_Source code of charts_:
↓
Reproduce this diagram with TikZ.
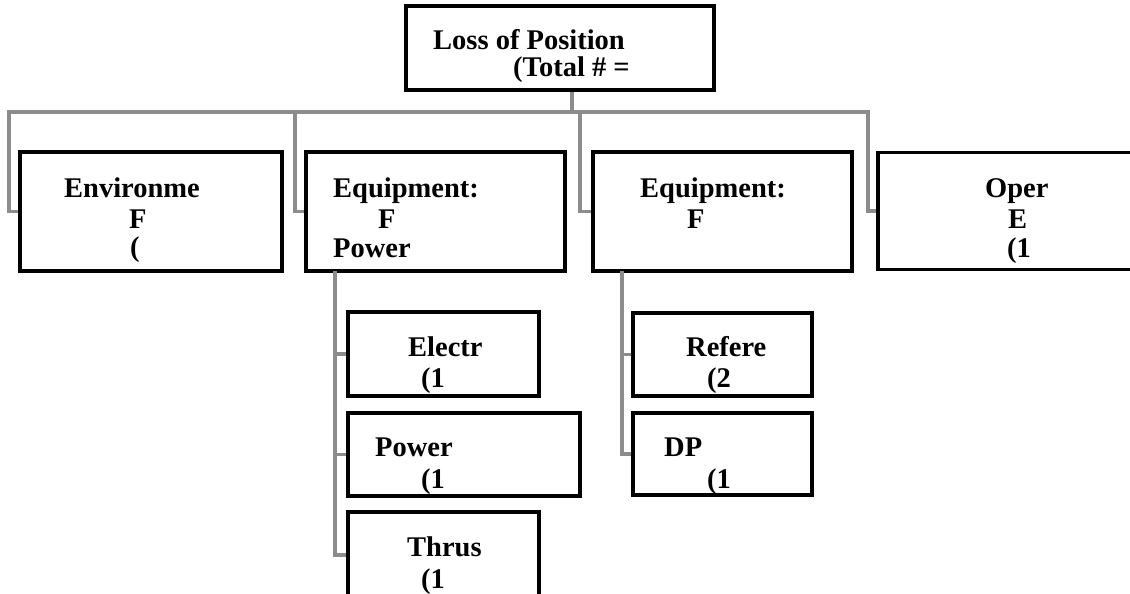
\documentclass[tikz,border=0pt]{standalone}
\usepackage{fontspec}
\setmainfont{Liberation Serif}
\definecolor{conngray}{HTML}{8C8C8C}
\begin{document}
\begin{tikzpicture}[x=1pt,y=-1pt,
  box/.style={draw=black,line width=3.8pt,rectangle,inner sep=0pt,fill=none},
  txt/.style={anchor=base west,inner sep=0pt,font=\fontsize{28.5}{34}\selectfont\bfseries},
  conn/.style={draw=conngray,line width=3.4pt,line join=miter}]
\useasboundingbox (0,0) rectangle (1130,594);
% connector junctions
\coordinate (bus) at (572,112);
\coordinate (j1) at (9,112);
\coordinate (j2) at (295,112);
\coordinate (j3) at (580,112);
\coordinate (j4) at (868,112);
\coordinate (s1) at (335,271);
\coordinate (s2) at (622,271);
% boxes (centre, width, height)
\node[box,minimum width=308pt,minimum height=84pt] (top) at (560,48) {};
\node[box,minimum width=262pt,minimum height=119pt] (env) at (151,211.5) {};
\node[box,minimum width=259pt,minimum height=119pt] (eq1) at (435.5,211.5) {};
\node[box,minimum width=259pt,minimum height=119pt] (eq2) at (722.5,211.5) {};
\node[box,minimum width=262pt,minimum height=117pt] (oper) at (1009,211) {};
\node[box,minimum width=191pt,minimum height=84pt] (electr) at (443.5,354) {};
\node[box,minimum width=232pt,minimum height=83pt] (power) at (464,454.5) {};
\node[box,minimum width=191pt,minimum height=86pt] (thrus) at (443.5,555) {};
\node[box,minimum width=179pt,minimum height=83pt] (refere) at (722.5,354.5) {};
\node[box,minimum width=179pt,minimum height=82pt] (dp) at (722.5,454) {};
% connectors
\draw[conn] (top.south -| bus) -- (bus);
\draw[conn] (bus) -- (j1) |- (env.west);
\draw[conn] (j2) |- (eq1.west);
\draw[conn] (j3) |- (eq2.west);
\draw[conn] (bus) -- (j4) |- (oper.west);
\draw[conn] (eq1.south -| s1) |- (electr.west);
\draw[conn] (s1) |- (power.west);
\draw[conn] (s1) |- (thrus.west);
\draw[conn] (eq2.south -| s2) |- (refere.west);
\draw[conn] (s2) |- (dp.west);
% texts
\node[txt] (t1) at (433,50) {Loss of Position};
\node[txt] (t2) at (513,77) {(Total \# =};
\node[txt] (t3) at (64,197) {Environme};
\node[txt] (t4) at (129,228) {F};
\node[txt] (t5) at (130,256) {(};
\node[txt] (t6) at (333,197) {Equipment:};
\node[txt] (t7) at (378,228) {F};
\node[txt] (t8) at (333,257) {Power};
\node[txt] (t9) at (640,197) {Equipment:};
\node[txt] (t10) at (687,228) {F};
\node[txt] (t11) at (985,197) {Oper};
\node[txt] (t12) at (1008,228) {E};
\node[txt] (t13) at (1007,257) {(1};
\node[txt] (t14) at (408,356) {Electr};
\node[txt] (t15) at (421,387) {(1};
\node[txt] (t16) at (375,456) {Power};
\node[txt] (t17) at (421,488) {(1};
\node[txt] (t18) at (407,556) {Thrus};
\node[txt] (t19) at (421,588) {(1};
\node[txt] (t20) at (686,356) {Refere};
\node[txt] (t21) at (707,387) {(2};
\node[txt] (t22) at (664,456) {DP};
\node[txt] (t23) at (707,488) {(1};
\end{tikzpicture}
\end{document}
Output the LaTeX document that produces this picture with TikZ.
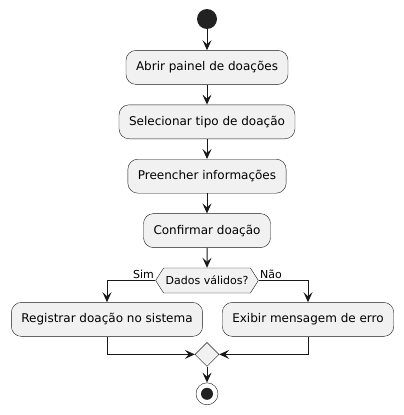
\documentclass[tikz,border=0pt]{standalone}
\usepackage{fontspec}
\setmainfont{DejaVu Sans}
\usetikzlibrary{shapes.geometric, shapes.symbols, arrows.meta, positioning}
\definecolor{boxfill}{HTML}{F1F1F1}
\definecolor{ink}{HTML}{181818}
\definecolor{dot}{HTML}{222222}
\tikzstyle{startnode} = [circle, minimum size=20pt, inner sep=0pt, fill=dot]
\tikzstyle{action} = [rectangle, rounded corners=10pt, minimum height=34pt, inner xsep=10pt, text centered, draw=ink, fill=boxfill, font=\fontsize{12}{14}\selectfont]
\tikzstyle{decision} = [signal, signal to=west and east, signal pointer angle=115, minimum height=25pt, inner xsep=2pt, inner ysep=0pt, draw=ink, fill=boxfill, font=\fontsize{11}{13}\selectfont]
\tikzstyle{merge} = [diamond, minimum width=24pt, minimum height=24pt, inner sep=0pt, draw=ink, fill=boxfill]
\tikzstyle{stopnode} = [circle, minimum size=22pt, inner sep=0pt, draw=ink, fill=white, path picture={\fill[dot] (path picture bounding box.center) circle (6pt);}]
\tikzstyle{lbl} = [font=\fontsize{11}{13}\selectfont, inner sep=1pt]
\tikzstyle{arrow} = [line width=1pt, draw=ink, ->, >={Stealth[length=10pt, width=9pt, inset=4pt]}]

\begin{document}
\begin{tikzpicture}[node distance=20pt]

    \useasboundingbox (0,0) rectangle (404pt,-415pt);

    \node (start) [startnode] at (207pt,-19pt) {};

    \node (open) [action, below=21pt of start] {Abrir painel de doações};
    \node (choose) [action, below=of open] {Selecionar tipo de doação};
    \node (fill) [action, below=of choose] {Preencher informações};
    \node (confirm) [action, below=of fill] {Confirmar doação};

    \node (valid) [decision, below=of confirm] {Dados válidos?};

    \node (register) [action, below=9pt of valid, xshift=-100pt] {Registrar doação no sistema};
    \node (error) [action, below=9pt of valid, xshift=101pt] {Exibir mensagem de erro};

    \node (join) [merge, below=49pt of valid] {};
    \node (stop) [stopnode, below=16pt of join] {};

    \draw [arrow] (start) -- (open);
    \draw [arrow] (open) -- (choose);
    \draw [arrow] (choose) -- (fill);
    \draw [arrow] (fill) -- (confirm);
    \draw [arrow] (confirm) -- (valid);
    \draw [arrow] (valid.west) node[lbl, above left] {Sim} -| (register.north);
    \draw [arrow] (valid.east) node[lbl, above right] {Não} -| (error.north);
    \draw [arrow] (register.south) |- (join.west);
    \draw [arrow] (error.south) |- (join.east);
    \draw [arrow] (join) -- (stop);

\end{tikzpicture}
\end{document}
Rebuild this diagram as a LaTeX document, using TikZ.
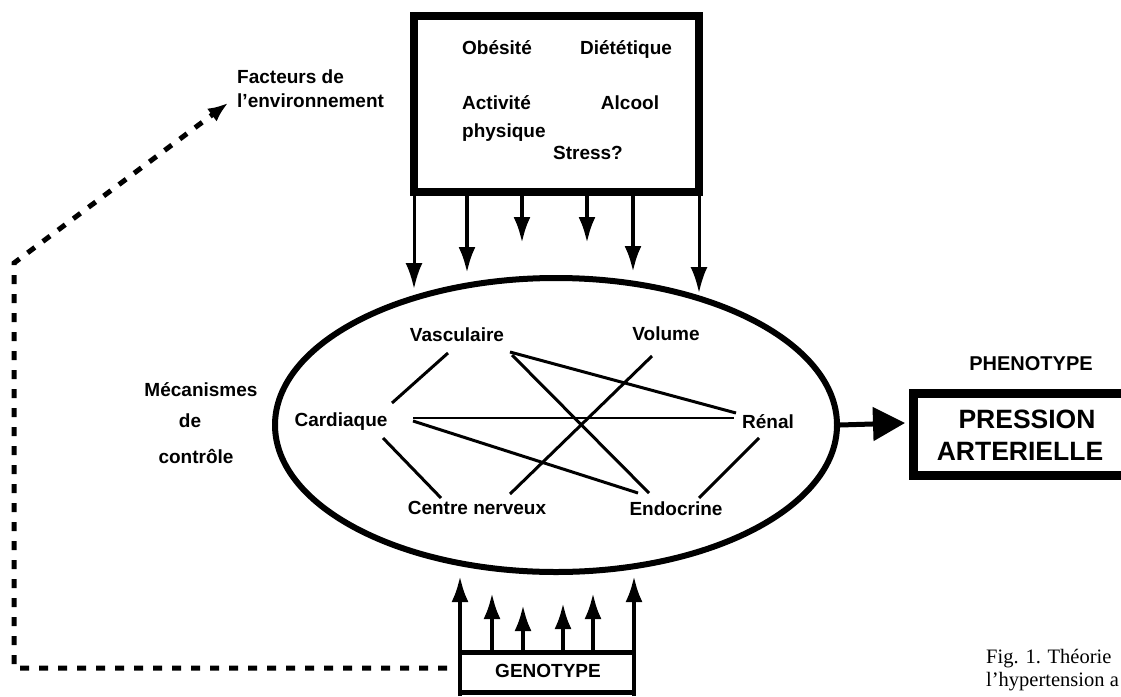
\documentclass[tikz,border=0pt]{standalone}
\usepackage{fontspec}
\setmainfont{Liberation Sans}
\newfontfamily\capfont{Liberation Serif}
\usetikzlibrary{arrows.meta,shapes.geometric}
\begin{document}
\begin{tikzpicture}[x=1pt,y=-1pt,
  lbl/.style={font=\fontsize{19}{22}\selectfont\bfseries, inner sep=0pt, anchor=base},
  lblw/.style={lbl, anchor=base west},
  big/.style={font=\fontsize{26.5}{30}\selectfont\bfseries, inner sep=0pt, anchor=base},
  captext/.style={font=\capfont\fontsize{20.5}{23}\selectfont, inner sep=0pt, anchor=base west},
  link/.style={line width=3pt},
  frame/.style={line width=8pt},
  gframe/.style={line width=5pt},
  feed/.style={line width=4pt, -{Latex[length=26pt,width=17pt]}},
  dashline/.style={line width=5pt, dash pattern=on 9pt off 10pt, -{Latex[length=20pt,width=16pt]}},
]
\useasboundingbox (0,0) rectangle (1121,696);

% environment box
\draw[frame] (414,16) rectangle (699,192);
\node[lbl] (obes) at (497,54) {Obésité};
\node[lbl] (diet) at (626,54) {Diététique};
\node[lblw] (act) at (462,109) {Activité};
\node[lblw] (phys) at (462,137) {physique};
\node[lbl] (alc) at (630,109) {Alcool};
\node[lbl] (stress) at (588,159) {Stress?};

% environment factors label
\node[lblw] (fact1) at (237,83) {Facteurs de};
\node[lblw] (fact2) at (237,107) {l'environnement};

% ellipse of control mechanisms
\node[draw, ellipse, line width=6pt, inner sep=0pt, minimum width=562pt, minimum height=294pt] (mech) at (556,425) {};

% control mechanisms label
\node[lbl] (meca) at (201,396) {Mécanismes};
\node[lbl] (de) at (190,427) {de};
\node[lbl] (ctrl) at (196,463) {contrôle};

% inner labels
\node[lbl] (vasc) at (457,341) {Vasculaire};
\node[lbl] (vol) at (666,340) {Volume};
\node[lbl] (card) at (341,426) {Cardiaque};
\node[lbl] (renal) at (768,428) {Rénal};
\node[lbl] (cnerv) at (477,514) {Centre nerveux};
\node[lbl] (endo) at (676,515) {Endocrine};

% connector end points
\coordinate (v1) at (448,353);  \coordinate (c1) at (392,403);
\coordinate (v2) at (510,352);  \coordinate (r2) at (736,413);
\coordinate (v3) at (512,355);  \coordinate (e3) at (649,493);
\coordinate (o4) at (652,356);  \coordinate (n4) at (510,494);
\coordinate (c5) at (413,418);  \coordinate (r5) at (734,418);
\coordinate (c6) at (413,421);  \coordinate (e6) at (638,493);
\coordinate (c7) at (383,438);  \coordinate (n7) at (441,498);
\coordinate (r8) at (759,438);  \coordinate (e8) at (699,498);

\draw[link] (v1) -- (c1);
\draw[link] (v2) -- (r2);
\draw[link] (v3) -- (e3);
\draw[link] (o4) -- (n4);
\draw[line width=2.5pt] (c5) -- (r5);
\draw[link] (c6) -- (e6);
\draw[link] (c7) -- (n7);
\draw[link] (r8) -- (e8);

% arrows from environment box
\coordinate (t1) at (414,289); \coordinate (t2) at (467,273); \coordinate (t3) at (522,243);
\coordinate (t4) at (587,243); \coordinate (t5) at (633,272); \coordinate (t6) at (699,293);
\draw[feed, line width=3pt] (414,192) -- (t1);
\draw[feed] (467,192) -- (t2);
\draw[feed] (522,192) -- (t3);
\draw[feed] (587,192) -- (t4);
\draw[feed] (633,192) -- (t5);
\draw[feed, line width=3pt] (699,192) -- (t6);

% genotype box
\draw[gframe] (460,652) -- (633,652);
\draw[gframe] (460,692) -- (633,692);
\node[lbl] (geno) at (548,677) {GENOTYPE};
\coordinate (g1) at (460,576); \coordinate (g2) at (492,593); \coordinate (g3) at (523,605);
\coordinate (g4) at (563,603); \coordinate (g5) at (593,593); \coordinate (g6) at (634,576);
\draw[feed] (460,696) -- (g1);
\draw[feed] (492,652) -- (g2);
\draw[feed] (523,652) -- (g3);
\draw[feed] (563,652) -- (g4);
\draw[feed] (593,652) -- (g5);
\draw[feed] (634,696) -- (g6);

% dashed feedback arrow
\coordinate (gd) at (447,668);
\coordinate (cornerA) at (14,668);
\coordinate (cornerB) at (14,263);
\coordinate (ftip) at (228,103);
\draw[dashline] (gd) -- (cornerA) -- (cornerB) -- (ftip);

% phenotype
\node[font=\fontsize{20}{22}\selectfont\bfseries, inner sep=0pt, anchor=base] (pheno) at (1031,370) {PHENOTYPE};
\draw[line width=9pt] (1121,393) -- (913,393) -- (913,475) -- (1121,475);
\node[big] (press) at (1027,428) {PRESSION};
\node[big] (art) at (1020,460) {ARTERIELLE};
\coordinate (ptip) at (905,423);
\draw[line width=5pt, -{Triangle[length=32pt,width=33pt]}] (mech.east) -- (ptip);

% caption
\node[captext] (cap1) at (986,663) {Fig. 1. Théorie};
\node[captext] (cap2) at (986,686) {l’hypertension a};
\end{tikzpicture}
\end{document}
↑
_TASK DESCRIPTION_:
Among the entries above, locate the line with "Rebuild this diagram" and the line with "(0,0) rectangle (1121,696);". Give those two lines and all lines between them again, exactly, leaving out the pictures.

_WORKED ANSWER_:
Rebuild this diagram as a LaTeX document, using TikZ.
\documentclass[tikz,border=0pt]{standalone}
\usepackage{fontspec}
\setmainfont{Liberation Sans}
\newfontfamily\capfont{Liberation Serif}
\usetikzlibrary{arrows.meta,shapes.geometric}
\begin{document}
\begin{tikzpicture}[x=1pt,y=-1pt,
  lbl/.style={font=\fontsize{19}{22}\selectfont\bfseries, inner sep=0pt, anchor=base},
  lblw/.style={lbl, anchor=base west},
  big/.style={font=\fontsize{26.5}{30}\selectfont\bfseries, inner sep=0pt, anchor=base},
  captext/.style={font=\capfont\fontsize{20.5}{23}\selectfont, inner sep=0pt, anchor=base west},
  link/.style={line width=3pt},
  frame/.style={line width=8pt},
  gframe/.style={line width=5pt},
  feed/.style={line width=4pt, -{Latex[length=26pt,width=17pt]}},
  dashline/.style={line width=5pt, dash pattern=on 9pt off 10pt, -{Latex[length=20pt,width=16pt]}},
]
\useasboundingbox (0,0) rectangle (1121,696);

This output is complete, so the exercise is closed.